La preghiera dialettale Riggina di la Grazia trae origine da un canto popolare o Villanella napoletana, intitolata Madonna di la Grazia, molto in voga a Napoli durante il periodo Borbonico. La preghiera venne in seguito tradotta in siciliano e recitata, fino agli anni Cinquanta, come “Rosario alla Madonna delle Grazie”:
«Riggina di lu cielu
Divina Maistà
Sta grazia ca ti cercu
Fammilla pi pietà.
Madonna di la grazia
Ca ‘mbrazza purtati grazia
A vui vegnu pi grazia
O Maria facci a grazia.
Facci a grazia o Maria
Comu ta fici u Padreternu
E ta fici p’amuri, Diu
Facci grazia o Maria.
Fammilla o Maria
Fammilla pi carità
Pi li doni c’arricivisti
Da Santissima Trinità.
Madonna di la grazia
Ca ‘mbrazza purtati grazia
A Vui vegnu pi grazia
O Maria facci a grazia.
Facci grazia o Maria
Comu ta fici u Padreternu
E ts fici p’amuri, Diu
Facci grazia o Maria.
Acinniu l’Ancilu di lu cielu
E ti vinni a salutari
Salutava a tia o Maria.
Riggina di la grazia, ecc…»
(Bruno 2020: 104).
Numerosissime sono le leggende che riguardano l’isolotto che dà il nome al Comune di Isola delle Femmine.
Con riferimento al toponimo del borgo, la maggior parte delle leggende sono legate a storie di donne. Diverse versioni tramandano infatti che l’isola abbia ospitato un penitenziario o un manicomio femminile, o che nell’isola venissero abbandonate donne malate di lebbra o di malaffare. Altre leggende riferiscono che alcune fanciulle vergini sostassero sull’isola per la durata di una luna e offrissero se stesse in premio a guerrieri particolarmente meritevoli.
Tutte le leggende menzionate prendono il via da una erronea interpretazione del toponimo di Isola delle Femmine.

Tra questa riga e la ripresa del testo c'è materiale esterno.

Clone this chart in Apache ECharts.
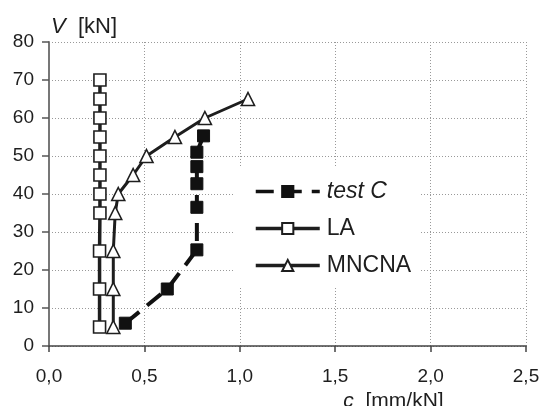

Ciò che nei secoli è stato tramandato e trascritto come Fimini (oggi tradotto in “Femmine”), ha infatti, molto probabilmente una origine etimologica molto distante dalla sfera semantica del “femminile”.
Due tra le interpretazioni più accreditate fanno risalire il toponimo a:
– fimis, la parola araba che indica “passaggio”, “bocca”, con riferimento al breve tratto di mare tra la terraferma e l’isolotto.
– Eufemio da Massimo, generale bizantino che si alleò con gli arabi, aiutandoli ad occupare la Sicilia (cfr. Bruno 2020: 15-16; Lo Cascio 2005: 75-78).
Alcune delle leggende qui menzionate sono state nei secoli trascritte da studiosi e antropologi e se ne riscontrano tracce in alcuni testi risalenti già alla fine dell’Ottocento.
Tra le fonti si citano a titolo esemplificativo il testo Aneddoti, proverbi e motteggi illustrati da novellette popolari siciliane di Salvatore Salomone Marino (1884) e il Dizionario illustrato dei Comuni Siciliani di Francesco Nicotra (1907).
Nella comunità di pescatori si narra che un tempo il mare del Golfo di Isola delle Femmine fosse ricchissimo di sgombri, specie ittica che oggi non abita più i fondali di questa costa. Pare che durante il dopoguerra, in occasione della processione del Corpus Domini, un pescatore avesse deciso di non partecipare alla celebrazione religiosa, ma piuttosto di uscire con la propria barca per andare a pescare sgombri. Gli altri pescatori che stavano partecipando al corteo religioso, decisero pertanto di abbandonare la celebrazione religiosa per seguirlo.
Da quel momento nessun equipaggio riuscì più a pescare sgombri a Isola delle femmine.